- Several large universities lifted or suspended requirements that employees receive COVID-19 vaccines after a federal judge issued an injunction Tuesday blocking enforcement of an executive order from President Joe Biden that had mandated shots for federal contractors and subcontractors.
- Some notable research universities immediately suspending vaccination rules had only required the shots for employees in response to Biden's mandate. They include Auburn University, a public institution in Alabama, Baylor University, a private nonprofit institution in Texas, North Dakota State University and the University of Missouri System.
- But not every university that instituted an employee vaccine mandate after the executive order immediately overturned its requirements. Penn State University continues "to urge" employees to take steps to be fully compliant with the federal rules by a January deadline, including by uploading vaccination cards or applying for religious or medical exemptions, according to a spokesperson. Officials at the university plan to consider its position if the injunction remains in effect.
U.S. District Judge R. Stan Baker's nationwide injunction was the latest in a series of legal twists and turns for employers — including colleges — that must comply with a patchwork of local, state and federal regulations about vaccination requirements.

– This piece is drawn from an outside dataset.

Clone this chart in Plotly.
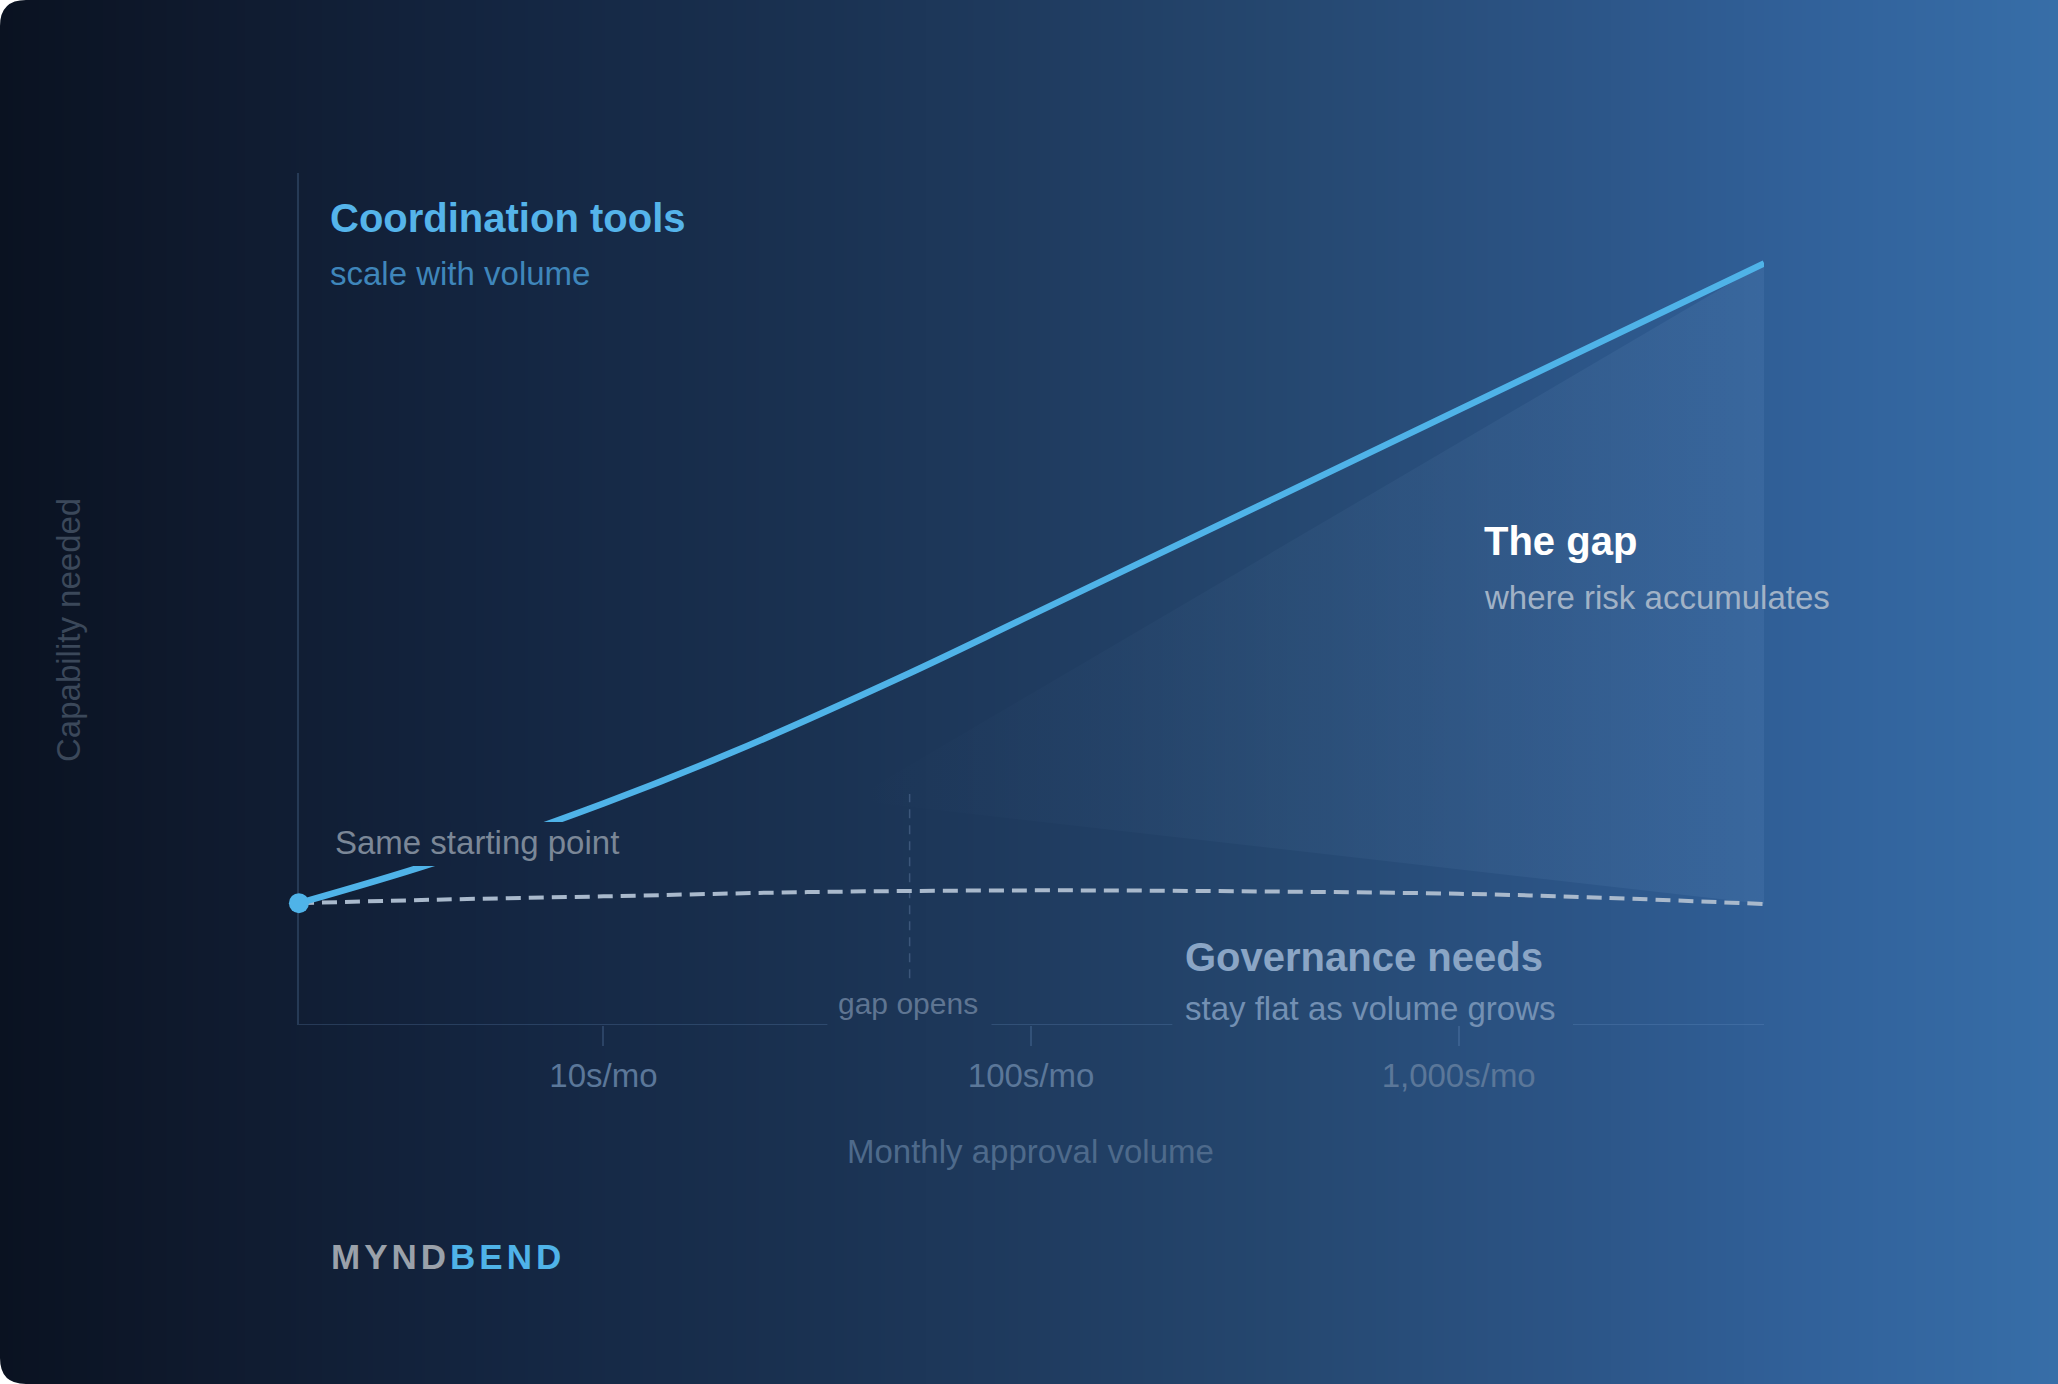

It came in a case filed against the Biden administration by several states and state agencies, led by Georgia. Plaintiffs included the University System of Georgia.
The court heard testimony from three institutions in the Georgia system — Augusta University, the Georgia Institute of Technology and the University of Georgia — during a Dec. 3 hearing. Together, those institutions have federal contracts worth almost $737 million in 2021.
One administrator testified Georgia Tech needed to "shift a tremendous amount of resources" quickly to set up the systems needed to track employee vaccination statuses. University officials also testified that they were worried covered employees wouldn't comply with the contractor mandate, leading them to leave and draining away talent.
About a fifth of Georgia Tech's employees covered by the mandate hadn't provided proof of vaccination. Less than half of covered employees at the University of Georgia had done so, and only 39% of covered employees at Augusta State had provided proof.
Baker cited the involvement of a large trade group in deciding to extend the injunction across the country. Not blocking the mandate, he wrote, would "force Plaintiffs to comply with the mandate, requiring them to make decisions which would significantly alter their ability to perform federal contract work which is critical to their operations."
Institutions that had been requiring vaccines under the contractor mandate started announcing rollbacks soon after the injunction.
The University of Georgia suspended requirements saying covered federal contractor employees must receive their final vaccine doses by a January deadline. Provisions of the executive order requiring mask wearing and physical distancing in contractor workplaces were also suspended, according to the university. But it said the injunction could be overturned and still encouraged both mask wearing and vaccination.
Tuesday's nationwide injunction follows another judge's ruling last week blocking enforcement of the contractor mandate in Kentucky, Ohio and Tennessee. In the wake of that ruling, several institutions, including the University of Memphis, University of Tennessee, Knoxville, East Tennessee State University, and the University of Dayton, in Ohio, suspended COVID-19 vaccine mandates.
Universities in Tennessee were an example of institutions trying to navigate a web of state and federal rules. They were able to require COVID-19 vaccines for employees under a state law that banned mandates unless institutions were at risk of losing federal funding.
Many colleges put their own vaccine requirements in place for employees and students before the start of the fall term, prior to when Biden issued his mandate. Courts including the U.S. Supreme Court have generally upheld colleges' ability to craft their own vaccination requirements with religious or medical exemptions, although different courts have in some cases blocked specific institutions' policies.
Even in cases where colleges haven't required shots, they have encouraged vaccination against COVID-19, said Peter McDonough, vice president and general counsel at the American Council on Education, a higher ed trade group. College leaders must weigh many considerations when deciding how to mandate or encourage vaccination, from legal implications to how strategies will be received locally, McDonough said.
"Unless a state or local law prohibits a vaccine requirement, colleges and universities, like other employers, are free to impose one, even absent a requirement from the federal government," McDonough said. "I think we'll continue to see a lot of schools do that. In states where there is an actual prohibition at the state or local level, that's more challenging. You've got to follow the law."